Утопия у власти - Некрич Александр. Страница 59
Ленин объявляет войну Пролеткульту. Мало того, что им руководил бывший его друг, а потом противник А. Богданов, философские труды которого Ленин не переставал опровергать, Пролеткульт пытался «отгородиться от партийного руководства».
А. Богданов утверждал, что «Пролеткульт — это культурно-творческая классовая организация пролетариата, как рабочая партия — его политическая организация, профессиональные союзы — организация экономическая». Ленин утверждал, что у пролетариата есть только одна организация — партия, которая «руководит не только политикой, но также экономикой и культурой». В 1919 году в Москве закрывается Пролетарский университет, в частности за то, что в нем читался курс «организационной науки» Богданова, а на его месте создается Коммунистический университет. В октябре 1920 года Политбюро трижды разбирает вопрос о Пролеткульте. На заседании 9 октября Ленин выступает 9 раз, столько же выступает другой знаток культуры — Сталин. 1 декабря 1920 года «Правда» публикует письмо ЦК РКП (б) «О Пролеткультах». Это первое — в бесконечном ряду — письмо ЦК по вопросам культуры. ЦК ликвидировал автономию Пролеткульта; члены партии, входившие в его руководство, выводят из ЦК организации Богданова, признают руководящую роль партии. Письмо ЦК выразило свой взгляд и по вопросам искусства, указав, что футуризм — это «нелепые извращенные вкусы». Немедленно после письма ЦК, Пролеткульт, близко связанный с футуризмом, поспешил от него отречься и принял резолюцию, гласившую, что «футуризм и комфутуризм являются идеологическими течениями последнего периода буржуазной культуры времени империализма», а потому признаются «враждебными пролетариату, как классу».
Смерть Александра Блока была символом гибели эпохи, крушения веры в революцию русской интеллигенции, гибели надежд. «Жизнь изменилась, — заносит в дневник 17 апреля 1921 года автор „Двенадцати“, поэмы, в которой революционеров ведет в будущее Христос, — вошь победила весь свет, и все теперь будет меняться в другую сторону, а не в ту, которой жили мы, которую любили мы». Выступая последний раз публично на собрании в 84-ю годовщину смерти Пушкина, А. Блок говорит о назначении поэта: «Но покой и волю тоже отнимают... Не внешний покой, а творческий. Не ребяческую волю... а творческую волю, — тайную свободу. И поэт умирает, потому что дышать ему уже нечем; жизнь потеряла смысл». А. Блок умрет через несколько месяцев. И смерть его символична. 29 мая 1921 года Горький обращается с письмом к наркомпросу Луначарскому. «Не можете ли Вы похлопотать в спешном порядке для Блока выезд в Финляндию». Через 12 дней Луначарский обращается в ЦК: передает просьбу тяжело больного Блока.
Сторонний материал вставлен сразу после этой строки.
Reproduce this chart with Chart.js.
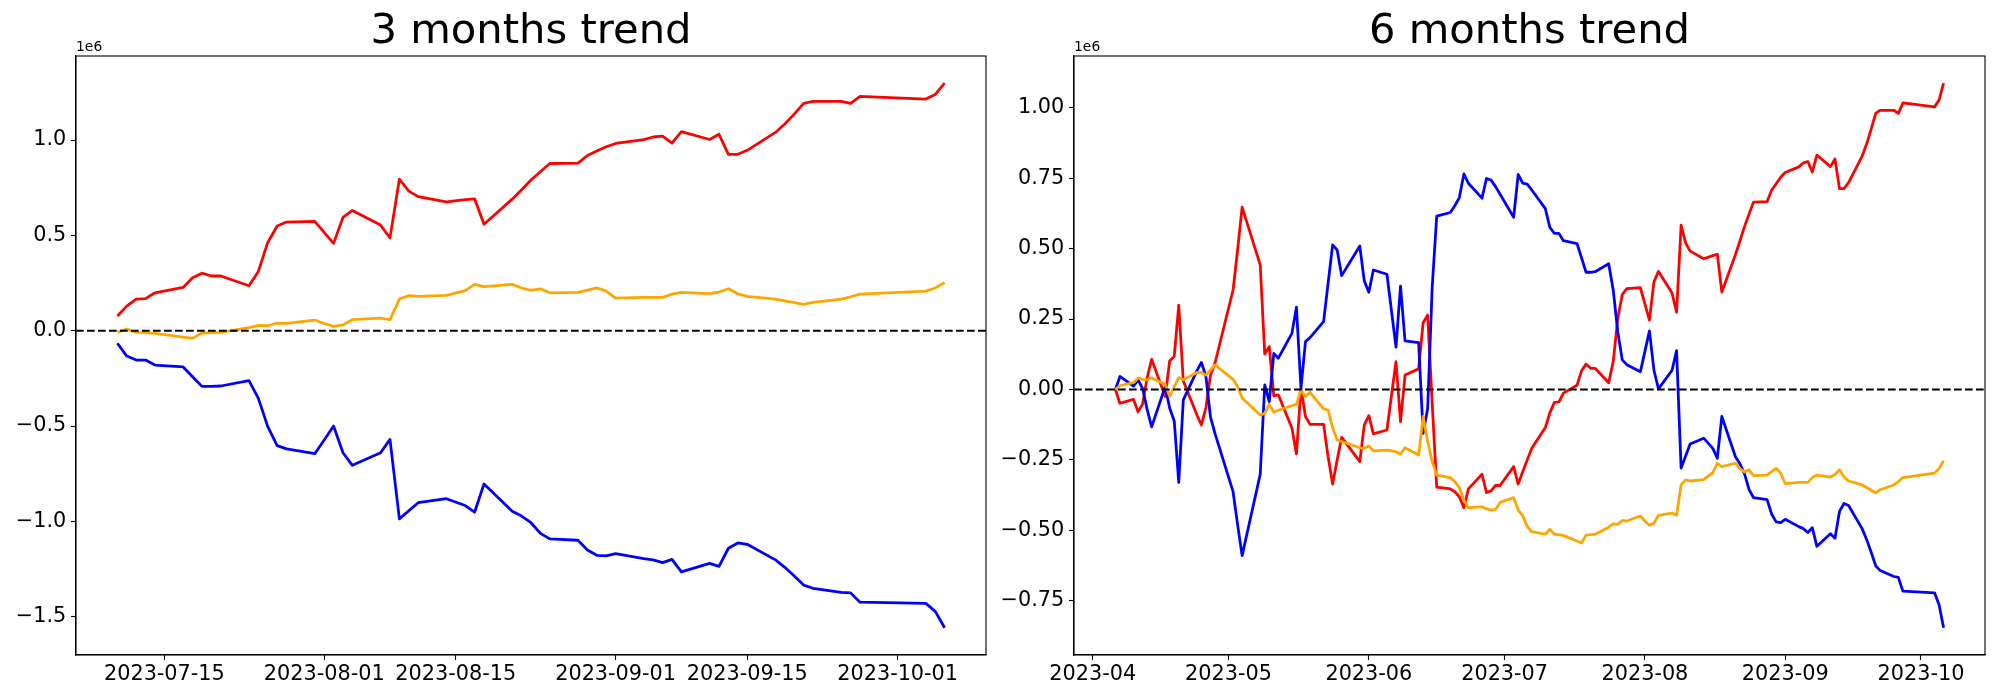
<!DOCTYPE html>
<html>
<head>
<meta charset="utf-8">
<script src="https://cdn.jsdelivr.net/npm/chart.js@4.4.0/dist/chart.umd.min.js"></script>
<style>
  html, body { margin: 0; padding: 0; background: #fff; }
  #wrap { position: relative; width: 2000px; height: 700px; }
  canvas { position: absolute; top: 0; }
</style>
</head>
<body>
<div id="wrap">
  <canvas id="chart3m" width="1000" height="700" style="left:0"></canvas>
  <canvas id="chart6m" width="1000" height="700" style="left:1000px"></canvas>
</div>
<script>
// values are in units of 1e6

// ---- 3 months ----
const dates3m = ['2023-07-10','2023-07-11','2023-07-12','2023-07-13','2023-07-14','2023-07-17','2023-07-18','2023-07-19','2023-07-20','2023-07-21',
  '2023-07-24','2023-07-25','2023-07-26','2023-07-27','2023-07-28','2023-07-31','2023-08-01','2023-08-02','2023-08-03','2023-08-04',
  '2023-08-07','2023-08-08','2023-08-09','2023-08-10','2023-08-11','2023-08-14','2023-08-16','2023-08-17','2023-08-18','2023-08-21',
  '2023-08-22','2023-08-23','2023-08-24','2023-08-25','2023-08-28','2023-08-29','2023-08-30','2023-08-31','2023-09-01','2023-09-04',
  '2023-09-05','2023-09-06','2023-09-07','2023-09-08','2023-09-11','2023-09-12','2023-09-13','2023-09-14','2023-09-15','2023-09-18',
  '2023-09-19','2023-09-20','2023-09-21','2023-09-22','2023-09-25','2023-09-26','2023-09-27','2023-10-04','2023-10-05','2023-10-06'];

const red3m = [0.077,0.129,0.166,0.168,0.199,0.227,0.278,0.302,0.287,0.287,
  0.236,0.311,0.463,0.549,0.570,0.573,0.516,0.458,0.594,0.631,
  0.554,0.486,0.795,0.732,0.703,0.676,0.687,0.692,0.558,0.690,
  0.739,0.790,0.834,0.877,0.879,0.919,0.942,0.965,0.982,1.002,
  1.016,1.021,0.984,1.044,1.003,1.030,0.925,0.925,0.946,1.040,
  1.084,1.136,1.192,1.203,1.203,1.192,1.229,1.215,1.239,1.298];

const blue3m = [-0.066,-0.133,-0.154,-0.154,-0.180,-0.190,-0.241,-0.292,-0.292,-0.290,
  -0.262,-0.355,-0.503,-0.603,-0.620,-0.645,-0.573,-0.500,-0.640,-0.706,
  -0.640,-0.570,-0.987,-0.944,-0.902,-0.881,-0.917,-0.952,-0.804,-0.947,
  -0.972,-1.007,-1.063,-1.092,-1.099,-1.150,-1.178,-1.181,-1.169,-1.195,
  -1.202,-1.216,-1.199,-1.265,-1.220,-1.236,-1.141,-1.113,-1.120,-1.202,
  -1.241,-1.286,-1.334,-1.351,-1.372,-1.375,-1.424,-1.430,-1.472,-1.558];

const orange3m = [-0.009,0.009,-0.009,-0.010,-0.014,-0.033,-0.040,-0.012,-0.010,-0.009,
  0.016,0.028,0.026,0.040,0.038,0.056,0.038,0.023,0.030,0.058,
  0.066,0.058,0.166,0.184,0.180,0.185,0.210,0.243,0.231,0.243,
  0.224,0.212,0.220,0.199,0.201,0.213,0.225,0.208,0.171,0.175,
  0.175,0.175,0.192,0.201,0.194,0.203,0.220,0.194,0.180,0.166,
  0.157,0.147,0.138,0.149,0.166,0.178,0.192,0.208,0.224,0.252];

const tickLabels3m = ['2023-07-15','2023-08-01','2023-08-15','2023-09-01','2023-09-15','2023-10-01'];
const yTicks3m = [-1.5, -1.0, -0.5, 0.0, 0.5, 1.0];

// ---- 6 months ----
const dates6m = ['2023-04-06','2023-04-07','2023-04-10','2023-04-11','2023-04-12','2023-04-13','2023-04-14','2023-04-17','2023-04-18','2023-04-19',
  '2023-04-20','2023-04-21','2023-04-24','2023-04-25','2023-04-26','2023-04-27','2023-04-28',
  '2023-05-02','2023-05-03','2023-05-04','2023-05-08','2023-05-09','2023-05-10','2023-05-11','2023-05-12','2023-05-15','2023-05-16',
  '2023-05-17','2023-05-18','2023-05-19','2023-05-22','2023-05-23','2023-05-24','2023-05-25','2023-05-26','2023-05-30','2023-05-31',
  '2023-06-01','2023-06-02','2023-06-05','2023-06-07','2023-06-08','2023-06-09','2023-06-12','2023-06-13','2023-06-14','2023-06-15',
  '2023-06-16','2023-06-19','2023-06-20','2023-06-21','2023-06-22','2023-06-23','2023-06-26','2023-06-27','2023-06-28','2023-06-29','2023-06-30',
  '2023-07-03','2023-07-04','2023-07-05','2023-07-06','2023-07-07',
  ...dates3m];

const red6m = [0.000,-0.049,-0.035,-0.079,-0.052,0.040,0.107,-0.025,0.102,0.117,0.299,0.030,-0.090,-0.126,-0.065,0.050,0.093,
  0.353,0.495,0.647,0.442,0.126,0.152,-0.023,-0.019,-0.137,-0.229,0.004,-0.096,-0.124,-0.124,-0.239,-0.336,-0.250,-0.170,-0.256,-0.126,
  -0.093,-0.158,-0.144,0.099,-0.114,0.051,0.073,0.237,0.264,-0.050,-0.347,-0.353,-0.363,-0.381,-0.420,-0.353,-0.301,-0.366,-0.360,-0.341,-0.341,
  -0.274,-0.336,-0.292,-0.250,-0.209,
  -0.135,-0.083,-0.046,-0.044,-0.013,0.015,0.066,0.090,0.075,0.075,
  0.024,0.099,0.251,0.337,0.358,0.361,0.304,0.246,0.382,0.419,
  0.342,0.274,0.583,0.520,0.491,0.464,0.475,0.480,0.346,0.478,
  0.527,0.578,0.622,0.665,0.667,0.707,0.730,0.753,0.770,0.790,
  0.804,0.809,0.772,0.832,0.791,0.818,0.713,0.713,0.734,0.828,
  0.872,0.924,0.980,0.991,0.991,0.980,1.017,1.003,1.027,1.087];

const blue6m = [0.000,0.046,0.012,0.034,0.004,-0.070,-0.133,0.010,-0.067,-0.112,-0.330,-0.037,0.066,0.096,0.046,-0.097,-0.156,
  -0.363,-0.480,-0.590,-0.301,0.016,-0.043,0.128,0.111,0.199,0.292,0.005,0.170,0.184,0.241,0.377,0.513,0.495,0.404,0.509,0.385,
  0.345,0.424,0.409,0.150,0.367,0.172,0.166,-0.156,-0.067,0.363,0.615,0.628,0.652,0.681,0.765,0.732,0.679,0.749,0.743,0.720,0.693,
  0.611,0.763,0.732,0.729,0.708,
  0.642,0.575,0.554,0.554,0.528,0.518,0.467,0.416,0.416,0.418,
  0.446,0.353,0.205,0.105,0.088,0.063,0.135,0.208,0.068,0.002,
  0.068,0.138,-0.279,-0.236,-0.194,-0.173,-0.209,-0.244,-0.096,-0.239,
  -0.264,-0.299,-0.355,-0.384,-0.391,-0.442,-0.470,-0.473,-0.461,-0.487,
  -0.494,-0.508,-0.491,-0.557,-0.512,-0.528,-0.433,-0.405,-0.412,-0.494,
  -0.533,-0.578,-0.626,-0.643,-0.664,-0.667,-0.716,-0.722,-0.764,-0.846];

const orange6m = [0.000,0.014,0.024,0.040,0.036,0.034,0.041,0.018,-0.025,0.010,0.042,0.034,0.060,0.060,0.051,0.069,0.087,
  0.036,0.010,-0.030,-0.091,-0.085,-0.053,-0.081,-0.074,-0.058,-0.053,-0.002,-0.025,-0.010,-0.069,-0.073,-0.136,-0.179,-0.185,-0.207,-0.209,
  -0.201,-0.218,-0.215,-0.221,-0.230,-0.207,-0.233,-0.096,-0.185,-0.256,-0.304,-0.313,-0.327,-0.349,-0.392,-0.420,-0.416,-0.424,-0.428,-0.426,-0.401,
  -0.384,-0.428,-0.448,-0.487,-0.505,
  -0.514,-0.496,-0.514,-0.515,-0.519,-0.538,-0.545,-0.517,-0.515,-0.514,
  -0.489,-0.477,-0.479,-0.465,-0.467,-0.449,-0.467,-0.482,-0.475,-0.447,
  -0.439,-0.447,-0.339,-0.321,-0.325,-0.320,-0.295,-0.262,-0.274,-0.262,
  -0.281,-0.293,-0.285,-0.306,-0.304,-0.292,-0.280,-0.297,-0.334,-0.330,
  -0.330,-0.330,-0.313,-0.304,-0.311,-0.302,-0.285,-0.311,-0.325,-0.339,
  -0.348,-0.358,-0.367,-0.356,-0.339,-0.327,-0.313,-0.297,-0.281,-0.253];

const tickLabels6m = ['2023-04','2023-05','2023-06','2023-07','2023-08','2023-09','2023-10'];
const yTicks6m = [-0.75, -0.5, -0.25, 0.0, 0.25, 0.5, 0.75, 1.0];

// ---- helpers ----
const FONT = '"DejaVu Sans", sans-serif';

function dayNum(s) {
  const p = s.split('-').map(Number);
  return Date.UTC(p[0], p[1] - 1, p[2] || 1) / 86400000;
}

function minus(s) {
  return s.replace('-', '\u2212');
}

// top/right spines and the "1e6" offset text
const frame = {
  id: 'frame',
  afterDraw(chart) {
    const a = chart.chartArea, ctx = chart.ctx;
    ctx.save();
    ctx.strokeStyle = '#000';
    ctx.lineWidth = 1.1;
    ctx.strokeRect(a.left, a.top, a.right - a.left, a.bottom - a.top);
    ctx.font = '13.9px ' + FONT;
    ctx.fillStyle = '#000';
    ctx.textAlign = 'left';
    ctx.textBaseline = 'alphabetic';
    ctx.fillText('1e6', a.left, a.top - 5);
    ctx.restore();
  }
};

function makeChart(id, cfg) {
  const xs = cfg.dates.map(dayNum);
  const x0 = xs[0], x1 = xs[xs.length - 1], xSpan = x1 - x0;
  const xMin = x0 - 0.05 * xSpan, xMax = x1 + 0.05 * xSpan;

  const all = cfg.series.flatMap(s => s.values);
  const lo = Math.min(...all), hi = Math.max(...all), ySpan = hi - lo;

  const datasets = cfg.series.map(s => ({
    data: s.values.map((v, i) => ({x: xs[i], y: v})),
    borderColor: s.color,
    borderWidth: 2.78,
    borderJoinStyle: 'round',
    pointRadius: 0,
    tension: 0,
    fill: false,
    order: s.order
  }));
  // dashed zero line across the whole axes
  datasets.push({
    data: [{x: xMin, y: 0}, {x: xMax, y: 0}],
    borderColor: '#000',
    borderWidth: 2.1,
    borderDash: [7.7, 3.3],
    pointRadius: 0,
    order: 0
  });

  const tickFont = {family: FONT, size: 20.8};

  return new Chart(document.getElementById(id), {
    type: 'line',
    data: {datasets},
    options: {
      responsive: false,
      animation: false,
      devicePixelRatio: 1,
      layout: {padding: {left: 0, right: cfg.padRight, top: 0, bottom: 0}},
      plugins: {
        legend: {display: false},
        tooltip: {enabled: false},
        title: {
          display: true,
          text: cfg.title,
          fullSize: false,
          color: '#000',
          font: {family: FONT, size: 41.7, weight: 'normal', lineHeight: 1},
          padding: {top: 11.5, bottom: 2.8}
        }
      },
      scales: {
        x: {
          type: 'linear',
          min: xMin,
          max: xMax,
          afterBuildTicks: sc => { sc.ticks = cfg.tickDates.map(d => ({value: dayNum(d)})); },
          afterFit: sc => { sc.height = 45; },
          ticks: {
            callback: (v, i) => cfg.tickLabels[i],
            font: tickFont, color: '#000', padding: 2, maxRotation: 0, autoSkip: false
          },
          grid: {drawOnChartArea: false, tickLength: 5, tickColor: '#000', tickWidth: 1.1},
          border: {color: '#000', width: 1.1}
        },
        y: {
          type: 'linear',
          min: lo - 0.05 * ySpan,
          max: hi + 0.05 * ySpan,
          afterBuildTicks: sc => { sc.ticks = cfg.yTicks.map(v => ({value: v})); },
          afterFit: sc => { sc.width = cfg.yWidth; },
          ticks: {
            callback: v => minus(v.toFixed(cfg.decimals)),
            font: tickFont, color: '#000', padding: 4.7, autoSkip: false
          },
          grid: {drawOnChartArea: false, tickLength: 5, tickColor: '#000', tickWidth: 1.1},
          border: {color: '#000', width: 1.1}
        }
      }
    },
    plugins: [frame]
  });
}

makeChart('chart3m', {
  title: '3 months trend',
  dates: dates3m,
  series: [
    {values: red3m, color: '#ff0000', order: 3},
    {values: blue3m, color: '#0000ff', order: 2},
    {values: orange3m, color: '#ffa500', order: 1}
  ],
  tickDates: tickLabels3m,
  tickLabels: tickLabels3m,
  yTicks: yTicks3m,
  decimals: 1,
  yWidth: 76,
  padRight: 14
});

makeChart('chart6m', {
  title: '6 months trend',
  dates: dates6m,
  series: [
    {values: red6m, color: '#ff0000', order: 3},
    {values: blue6m, color: '#0000ff', order: 2},
    {values: orange6m, color: '#ffa500', order: 1}
  ],
  tickDates: tickLabels6m.map(m => m + '-01'),
  tickLabels: tickLabels6m,
  yTicks: yTicks6m,
  decimals: 2,
  yWidth: 74,
  padRight: 15
});
</script>
</body>
</html>
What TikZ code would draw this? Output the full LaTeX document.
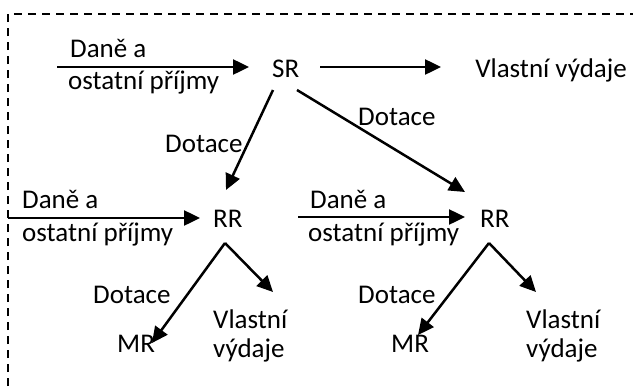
\documentclass[tikz,border=0pt]{standalone}
\usepackage{fontspec}
\setmainfont{Carlito}
\usetikzlibrary{arrows.meta}
\begin{document}
\begin{tikzpicture}[x=1pt,y=-1pt,
  lbl/.style={anchor=base west, inner sep=0pt, font=\fontsize{27}{32}\selectfont},
  flow/.style={line width=2.5pt, -{Triangle[length=16pt,width=15pt]}},
  frame/.style={line width=2pt, dash pattern=on 8pt off 6pt}]
\useasboundingbox (0,0) rectangle (633,391);
\clip (0,0) rectangle (633,391);
% frame
\coordinate (fTL) at (8,14);
\coordinate (fTR) at (640,14);
\coordinate (fBL) at (8,400);
\draw[frame] (fBL) -- (fTL) -- (fTR);

% top row
\node[lbl] (inAa) at (70,57) {Daně a};
\node[lbl] (inAb) at (68,89) {ostatní příjmy};
\node[lbl] (SR) at (272,77) {SR};
\node[lbl, anchor=base east] (VV) at (627,77) {Vlastní výdaje};
\coordinate (a1s) at (57,67);
\coordinate (a1e) at (249,67);
\coordinate (a2s) at (320,67);
\coordinate (a2e) at (441,67);
\draw[flow] (a1s) -- (a1e);
\draw[flow] (a2s) -- (a2e);

% Dotace from SR
\node[lbl] (dotL) at (165,152) {Dotace};
\node[lbl] (dotR) at (358,125) {Dotace};
\coordinate (srL) at (273,90);
\coordinate (srR) at (297,90);
\coordinate (rrLin) at (226,190);
\coordinate (rrRin) at (465,192);
\draw[flow] (srL) -- (rrLin);
\draw[flow] (srR) -- (rrRin);

% second row
\node[lbl] (inBa) at (22,208) {Daně a};
\node[lbl] (inBb) at (22,241) {ostatní příjmy};
\node[lbl] (RRL) at (213,227) {RR};
\node[lbl] (inCa) at (310,208) {Daně a};
\node[lbl] (inCb) at (308,241) {ostatní příjmy};
\node[lbl] (RRR) at (480,227) {RR};
\coordinate (b1s) at (8,218);
\coordinate (b1e) at (200,218);
\coordinate (b2s) at (298,217);
\coordinate (b2e) at (465,217);
\draw[flow] (b1s) -- (b1e);
\draw[flow] (b2s) -- (b2e);

% third row left
\node[lbl] (dotLL) at (93,303) {Dotace};
\node[lbl] (MRL) at (117,352) {MR};
\node[lbl] (VLa) at (213,328) {Vlastní};
\node[lbl] (VLb) at (213,357) {výdaje};
\coordinate (apL) at (225,243);
\coordinate (mrLtip) at (152,343);
\coordinate (vlLtip) at (273,292);
\draw[flow] (apL) -- (mrLtip);
\draw[flow] (apL) -- (vlLtip);

% third row right
\node[lbl] (dotRR) at (358,303) {Dotace};
\node[lbl] (MRR) at (391,352) {MR};
\node[lbl] (VRa) at (526,328) {Vlastní};
\node[lbl] (VRb) at (526,357) {výdaje};
\coordinate (apR) at (489,243);
\coordinate (mrRtip) at (418,335);
\coordinate (vlRtip) at (536,292);
\draw[flow] (apR) -- (mrRtip);
\draw[flow] (apR) -- (vlRtip);
\end{tikzpicture}
\end{document}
На следующий день вопрос о выезде Блока в Финляндию рассматривает Политбюро и принимает решение об «улучшении продовольственного положения А. А. Блока». Блоку становится хуже. 23 июля Политбюро соглашается на выезд поэта, но жене разрешения не дает. Тяжело больной поэт сам выехать не в состоянии. 29 июля Горький шлет Луначарскому в Кремль телеграмму. «Срочно: положение крайне опасно. Необходим спешный выезд в Финляндию». Луначарский 1 августа снова обращается в ЦК. Разрешение — дано. 7 августа А. А. Блок умирает. Ему было 40 лет. От первого письма Горького прошло 10 недель. Известно, что вопросы о выезде за границу видных представителей науки и культуры решал Ленин.
Протест значительной части интеллигенции против Октябрьской революции, уход в изгнание многих деятелей культуры не остановил развития искусства, толчок которому был дан в начале века. Его не останавливает даже отсутствие материальных средств: красок, полотна и мрамора для художников и скульпторов, бумаги для писателей. А. Белый пишет, что «в самые тяжкие дни России она стала похожа на соловьиный сад, — поэтов народилось, как никогда раньше: жить сил не хватает, а все запели». Но, как объяснял В. И. Ленин Кларе Цеткин, работа над созданием нового искусства и культуры в Советском Союзе «это — хорошо, очень хорошо» задача партии состоит, однако, в том, чтобы направить этот стихийный поток в русло государственного строительства, поставить под контроль партийных органов. Виктор Шкловский напишет в это время: «Искусство должно двигаться органически, как сердце в груди, а его регулируют, как поезд».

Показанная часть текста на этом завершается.